Dataset excerpt
===

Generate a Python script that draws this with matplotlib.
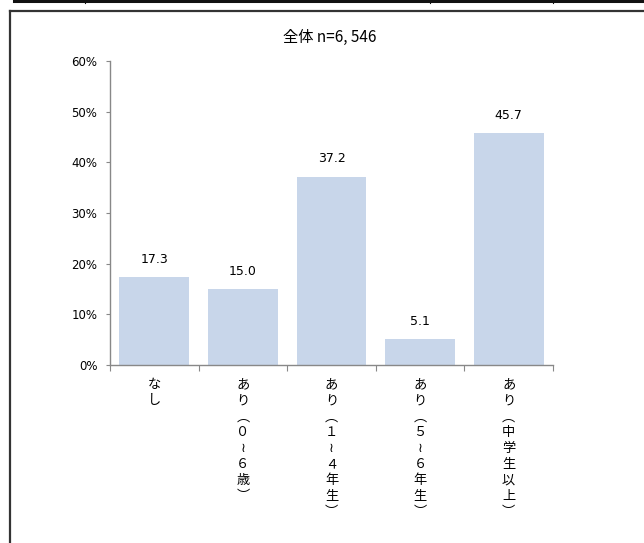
import matplotlib.pyplot as plt
from matplotlib.lines import Line2D

plt.rcParams['font.family'] = ['Noto Sans CJK JP', 'DejaVu Sans']

# データ
categories = ['なし', 'あり︵０≀６歳︶', 'あり︵１≀４年生︶', 'あり︵５≀６年生︶', 'あり︵中学生以上︶']
values = [17.3, 15.0, 37.2, 5.1, 45.7]
yticks = [0, 10, 20, 30, 40, 50, 60]
title = '全体 n=6, 546'

fig = plt.figure(figsize=(6.44, 5.43), dpi=100)

# 外枠（スクリーンショットの枠）
fig.add_artist(Line2D([14 / 644, 1], [1 - 1 / 543, 1 - 1 / 543], color='#111111', lw=2.2))
for xp in [85, 430, 553]:
    fig.add_artist(Line2D([xp / 644, xp / 644], [1 - 3 / 543, 1], color='#111111', lw=0.8))
fig.add_artist(Line2D([10 / 644, 1], [1 - 11 / 543, 1 - 11 / 543], color='#333333', lw=1.6))
fig.add_artist(Line2D([10 / 644, 10 / 644], [0, 1 - 11 / 543], color='#333333', lw=1.6))

ax = fig.add_axes([110 / 644, 178 / 543, 443 / 644, 304 / 543])
x = range(len(categories))
bars = ax.bar(x, values, width=0.79, color='#c8d6ea', edgecolor='none')

for b, v in zip(bars, values):
    ax.text(b.get_x() + b.get_width() / 2, v + 2.2, f'{v:.1f}', ha='center', va='bottom',
            fontsize=9, family=['Liberation Sans Narrow', 'DejaVu Sans'])

ax.set_xlim(-0.5, len(categories) - 0.5)
ax.set_ylim(0, 60)
ax.set_yticks(yticks)
ax.set_yticklabels([f'{t}%' for t in yticks], fontsize=8.5,
                   family=['Liberation Sans Narrow', 'DejaVu Sans'])

# x軸の目盛りはカテゴリの境界に
ax.set_xticks([i - 0.5 for i in range(len(categories) + 1)], minor=False)
ax.set_xticklabels([])
ax.tick_params(axis='x', length=4, color='#888888')
ax.tick_params(axis='y', length=3, color='#888888', pad=6)

for i, lab in enumerate(categories):
    ax.text(i, -2.6, '\n'.join(lab), ha='center', va='top', fontsize=9.5, linespacing=1.3)

for s in ['top', 'right']:
    ax.spines[s].set_visible(False)
for s in ['left', 'bottom']:
    ax.spines[s].set_color('#888888')
    ax.spines[s].set_linewidth(1.0)

fig.text(330 / 644, 1 - 37 / 543, title, ha='center', va='center', fontsize=11)

fig.savefig('out.png', dpi=100)
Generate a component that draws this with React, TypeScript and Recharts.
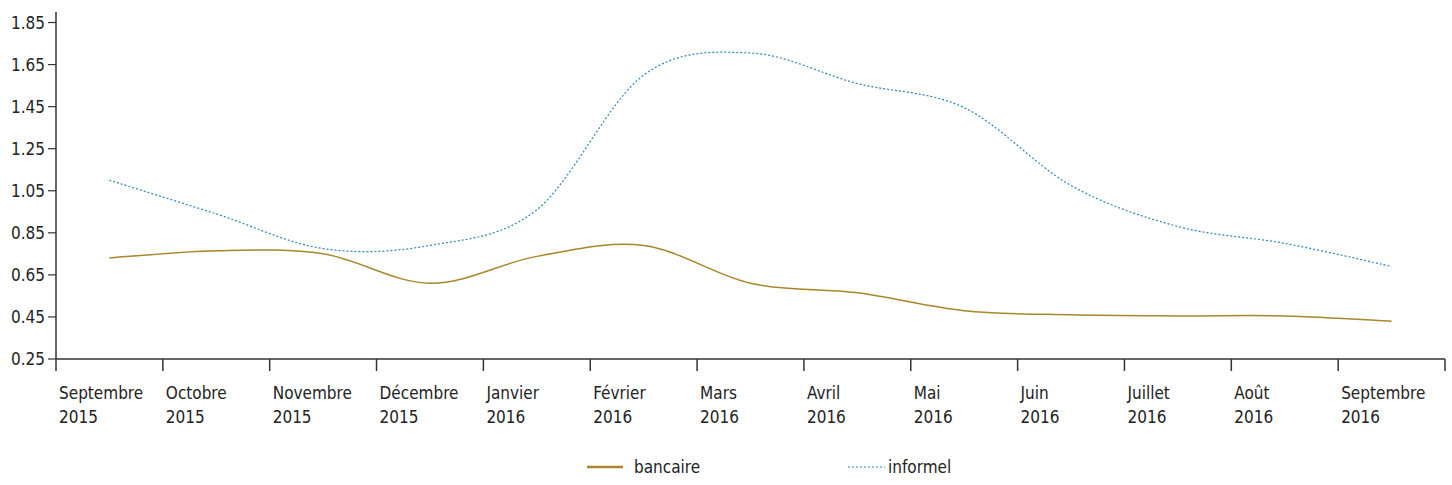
import React from 'react'
import { LineChart, Line, XAxis, YAxis, Legend } from 'recharts'

const MONTHS = [
  'Septembre', 'Octobre', 'Novembre', 'Décembre', 'Janvier', 'Février', 'Mars',
  'Avril', 'Mai', 'Juin', 'Juillet', 'Août', 'Septembre',
]
const YEARS = ['2015', '2015', '2015', '2015', '2016', '2016', '2016', '2016', '2016', '2016', '2016', '2016', '2016']

const BANCAIRE = [0.73, 0.765, 0.75, 0.61, 0.738, 0.79, 0.61, 0.565, 0.48, 0.46, 0.455, 0.455, 0.43]
const INFORMEL = [1.1, 0.94, 0.775, 0.79, 0.96, 1.6, 1.705, 1.56, 1.445, 1.075, 0.88, 0.8, 0.69]

const Y_TICKS = [0.25, 0.45, 0.65, 0.85, 1.05, 1.25, 1.45, 1.65, 1.85]
const X_TICKS = MONTHS.map((_, i) => i).concat([MONTHS.length])

const GOLD = '#a8862a'
const BLUE = '#2a86c0'
const AXIS = '#333333'
const FONT = '"DejaVu Sans Condensed", "Roboto", sans-serif'

const data = MONTHS.map((m, i) => ({
  x: i + 0.5,
  bancaire: BANCAIRE[i],
  informel: INFORMEL[i],
}))

// spreadsheet-style smoothed line (catmull-rom through every point)
const smoothCurve = (context: any) => {
  let pts: number[][] = []
  return {
    areaStart() {},
    areaEnd() {},
    lineStart() { pts = [] },
    point(x: number, y: number) { pts.push([x, y]) },
    lineEnd() {
      if (!pts.length) return
      context.moveTo(pts[0][0], pts[0][1])
      for (let i = 0; i < pts.length - 1; i++) {
        const p0 = pts[i - 1] || pts[i]
        const p1 = pts[i]
        const p2 = pts[i + 1]
        const p3 = pts[i + 2] || p2
        context.bezierCurveTo(
          p1[0] + (p2[0] - p0[0]) / 6, p1[1] + (p2[1] - p0[1]) / 6,
          p2[0] - (p3[0] - p1[0]) / 6, p2[1] - (p3[1] - p1[1]) / 6,
          p2[0], p2[1],
        )
      }
    },
  }
}

const MonthTick = (props: any) => {
  const { x, y, payload } = props
  const i = payload.value
  return (
    <g>
      <line x1={x} y1={y - 8} x2={x} y2={y + 4} stroke={AXIS} strokeWidth={1.5} />
      {i < MONTHS.length && (
        <text x={x + 3} y={y + 32} fill="#222" fontSize={17} fontFamily={FONT}>
          <tspan x={x + 3}>{MONTHS[i]}</tspan>
          <tspan x={x + 3} dy={24}>{YEARS[i]}</tspan>
        </text>
      )}
    </g>
  )
}

const LegendContent = () => (
  <div style={{ position: 'relative', height: 26, fontFamily: FONT, fontSize: 17, color: '#222' }}>
    <div style={{ position: 'absolute', left: 587, top: 0, display: 'flex', alignItems: 'center' }}>
      <svg width={36} height={10}>
        <line x1={0} y1={5} x2={36} y2={5} stroke={GOLD} strokeWidth={2.5} />
      </svg>
      <span style={{ marginLeft: 11 }}>bancaire</span>
    </div>
    <div style={{ position: 'absolute', left: 848, top: 0, display: 'flex', alignItems: 'center' }}>
      <svg width={37} height={10}>
        <line x1={0} y1={5} x2={37} y2={5} stroke={BLUE} strokeWidth={1.2} strokeDasharray="2 2" />
      </svg>
      <span style={{ marginLeft: 3 }}>informel</span>
    </div>
  </div>
)

export default function App() {
  return (
    <div style={{ position: 'absolute', left: 0, top: 0, width: 1452, height: 485, background: '#fff' }}>
      <LineChart width={1452} height={485} data={data} margin={{ top: 12, right: 7, left: 0, bottom: 0 }}>
        <XAxis
          dataKey="x"
          type="number"
          domain={[0, MONTHS.length]}
          ticks={X_TICKS}
          interval={0}
          tick={<MonthTick />}
          tickLine={false}
          axisLine={{ stroke: AXIS, strokeWidth: 1.5 }}
          height={100}
        />
        <YAxis
          type="number"
          domain={[0.25, 1.9]}
          ticks={Y_TICKS}
          interval={0}
          width={56}
          tickFormatter={(v: number) => v.toFixed(2)}
          tick={{ fill: '#222', fontSize: 17, fontFamily: FONT }}
          tickSize={8}
          tickMargin={3}
          tickLine={{ stroke: AXIS, strokeWidth: 1.2 }}
          axisLine={{ stroke: AXIS, strokeWidth: 1.5 }}
        />
        <Legend verticalAlign="bottom" content={<LegendContent />} wrapperStyle={{ left: 0, bottom: 2, width: 1452 }} />
        <Line
          type={smoothCurve as any}
          dataKey="bancaire"
          stroke={GOLD}
          strokeWidth={1.5}
          dot={false}
          isAnimationActive={false}
        />
        <Line
          type={smoothCurve as any}
          dataKey="informel"
          stroke={BLUE}
          strokeWidth={1.2}
          strokeDasharray="2 2"
          dot={false}
          isAnimationActive={false}
        />
      </LineChart>
    </div>
  )
}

===

EXERCISE DIRECTIONS
In the copy, include all records verbatim but no images.

RESPONSE
Generate a Python script that draws this with matplotlib.
import matplotlib.pyplot as plt
from matplotlib.lines import Line2D

plt.rcParams['font.family'] = ['Noto Sans CJK JP', 'DejaVu Sans']

# データ
categories = ['なし', 'あり︵０≀６歳︶', 'あり︵１≀４年生︶', 'あり︵５≀６年生︶', 'あり︵中学生以上︶']
values = [17.3, 15.0, 37.2, 5.1, 45.7]
yticks = [0, 10, 20, 30, 40, 50, 60]
title = '全体 n=6, 546'

fig = plt.figure(figsize=(6.44, 5.43), dpi=100)

# 外枠（スクリーンショットの枠）
fig.add_artist(Line2D([14 / 644, 1], [1 - 1 / 543, 1 - 1 / 543], color='#111111', lw=2.2))
for xp in [85, 430, 553]:
    fig.add_artist(Line2D([xp / 644, xp / 644], [1 - 3 / 543, 1], color='#111111', lw=0.8))
fig.add_artist(Line2D([10 / 644, 1], [1 - 11 / 543, 1 - 11 / 543], color='#333333', lw=1.6))
fig.add_artist(Line2D([10 / 644, 10 / 644], [0, 1 - 11 / 543], color='#333333', lw=1.6))

ax = fig.add_axes([110 / 644, 178 / 543, 443 / 644, 304 / 543])
x = range(len(categories))
bars = ax.bar(x, values, width=0.79, color='#c8d6ea', edgecolor='none')

for b, v in zip(bars, values):
    ax.text(b.get_x() + b.get_width() / 2, v + 2.2, f'{v:.1f}', ha='center', va='bottom',
            fontsize=9, family=['Liberation Sans Narrow', 'DejaVu Sans'])

ax.set_xlim(-0.5, len(categories) - 0.5)
ax.set_ylim(0, 60)
ax.set_yticks(yticks)
ax.set_yticklabels([f'{t}%' for t in yticks], fontsize=8.5,
                   family=['Liberation Sans Narrow', 'DejaVu Sans'])

# x軸の目盛りはカテゴリの境界に
ax.set_xticks([i - 0.5 for i in range(len(categories) + 1)], minor=False)
ax.set_xticklabels([])
ax.tick_params(axis='x', length=4, color='#888888')
ax.tick_params(axis='y', length=3, color='#888888', pad=6)

for i, lab in enumerate(categories):
    ax.text(i, -2.6, '\n'.join(lab), ha='center', va='top', fontsize=9.5, linespacing=1.3)

for s in ['top', 'right']:
    ax.spines[s].set_visible(False)
for s in ['left', 'bottom']:
    ax.spines[s].set_color('#888888')
    ax.spines[s].set_linewidth(1.0)

fig.text(330 / 644, 1 - 37 / 543, title, ha='center', va='center', fontsize=11)

fig.savefig('out.png', dpi=100)
Generate a component that draws this with React, TypeScript and Recharts.
import React from 'react'
import { LineChart, Line, XAxis, YAxis, Legend } from 'recharts'

const MONTHS = [
  'Septembre', 'Octobre', 'Novembre', 'Décembre', 'Janvier', 'Février', 'Mars',
  'Avril', 'Mai', 'Juin', 'Juillet', 'Août', 'Septembre',
]
const YEARS = ['2015', '2015', '2015', '2015', '2016', '2016', '2016', '2016', '2016', '2016', '2016', '2016', '2016']

const BANCAIRE = [0.73, 0.765, 0.75, 0.61, 0.738, 0.79, 0.61, 0.565, 0.48, 0.46, 0.455, 0.455, 0.43]
const INFORMEL = [1.1, 0.94, 0.775, 0.79, 0.96, 1.6, 1.705, 1.56, 1.445, 1.075, 0.88, 0.8, 0.69]

const Y_TICKS = [0.25, 0.45, 0.65, 0.85, 1.05, 1.25, 1.45, 1.65, 1.85]
const X_TICKS = MONTHS.map((_, i) => i).concat([MONTHS.length])

const GOLD = '#a8862a'
const BLUE = '#2a86c0'
const AXIS = '#333333'
const FONT = '"DejaVu Sans Condensed", "Roboto", sans-serif'

const data = MONTHS.map((m, i) => ({
  x: i + 0.5,
  bancaire: BANCAIRE[i],
  informel: INFORMEL[i],
}))

// spreadsheet-style smoothed line (catmull-rom through every point)
const smoothCurve = (context: any) => {
  let pts: number[][] = []
  return {
    areaStart() {},
    areaEnd() {},
    lineStart() { pts = [] },
    point(x: number, y: number) { pts.push([x, y]) },
    lineEnd() {
      if (!pts.length) return
      context.moveTo(pts[0][0], pts[0][1])
      for (let i = 0; i < pts.length - 1; i++) {
        const p0 = pts[i - 1] || pts[i]
        const p1 = pts[i]
        const p2 = pts[i + 1]
        const p3 = pts[i + 2] || p2
        context.bezierCurveTo(
          p1[0] + (p2[0] - p0[0]) / 6, p1[1] + (p2[1] - p0[1]) / 6,
          p2[0] - (p3[0] - p1[0]) / 6, p2[1] - (p3[1] - p1[1]) / 6,
          p2[0], p2[1],
        )
      }
    },
  }
}

const MonthTick = (props: any) => {
  const { x, y, payload } = props
  const i = payload.value
  return (
    <g>
      <line x1={x} y1={y - 8} x2={x} y2={y + 4} stroke={AXIS} strokeWidth={1.5} />
      {i < MONTHS.length && (
        <text x={x + 3} y={y + 32} fill="#222" fontSize={17} fontFamily={FONT}>
          <tspan x={x + 3}>{MONTHS[i]}</tspan>
          <tspan x={x + 3} dy={24}>{YEARS[i]}</tspan>
        </text>
      )}
    </g>
  )
}

const LegendContent = () => (
  <div style={{ position: 'relative', height: 26, fontFamily: FONT, fontSize: 17, color: '#222' }}>
    <div style={{ position: 'absolute', left: 587, top: 0, display: 'flex', alignItems: 'center' }}>
      <svg width={36} height={10}>
        <line x1={0} y1={5} x2={36} y2={5} stroke={GOLD} strokeWidth={2.5} />
      </svg>
      <span style={{ marginLeft: 11 }}>bancaire</span>
    </div>
    <div style={{ position: 'absolute', left: 848, top: 0, display: 'flex', alignItems: 'center' }}>
      <svg width={37} height={10}>
        <line x1={0} y1={5} x2={37} y2={5} stroke={BLUE} strokeWidth={1.2} strokeDasharray="2 2" />
      </svg>
      <span style={{ marginLeft: 3 }}>informel</span>
    </div>
  </div>
)

export default function App() {
  return (
    <div style={{ position: 'absolute', left: 0, top: 0, width: 1452, height: 485, background: '#fff' }}>
      <LineChart width={1452} height={485} data={data} margin={{ top: 12, right: 7, left: 0, bottom: 0 }}>
        <XAxis
          dataKey="x"
          type="number"
          domain={[0, MONTHS.length]}
          ticks={X_TICKS}
          interval={0}
          tick={<MonthTick />}
          tickLine={false}
          axisLine={{ stroke: AXIS, strokeWidth: 1.5 }}
          height={100}
        />
        <YAxis
          type="number"
          domain={[0.25, 1.9]}
          ticks={Y_TICKS}
          interval={0}
          width={56}
          tickFormatter={(v: number) => v.toFixed(2)}
          tick={{ fill: '#222', fontSize: 17, fontFamily: FONT }}
          tickSize={8}
          tickMargin={3}
          tickLine={{ stroke: AXIS, strokeWidth: 1.2 }}
          axisLine={{ stroke: AXIS, strokeWidth: 1.5 }}
        />
        <Legend verticalAlign="bottom" content={<LegendContent />} wrapperStyle={{ left: 0, bottom: 2, width: 1452 }} />
        <Line
          type={smoothCurve as any}
          dataKey="bancaire"
          stroke={GOLD}
          strokeWidth={1.5}
          dot={false}
          isAnimationActive={false}
        />
        <Line
          type={smoothCurve as any}
          dataKey="informel"
          stroke={BLUE}
          strokeWidth={1.2}
          strokeDasharray="2 2"
          dot={false}
          isAnimationActive={false}
        />
      </LineChart>
    </div>
  )
}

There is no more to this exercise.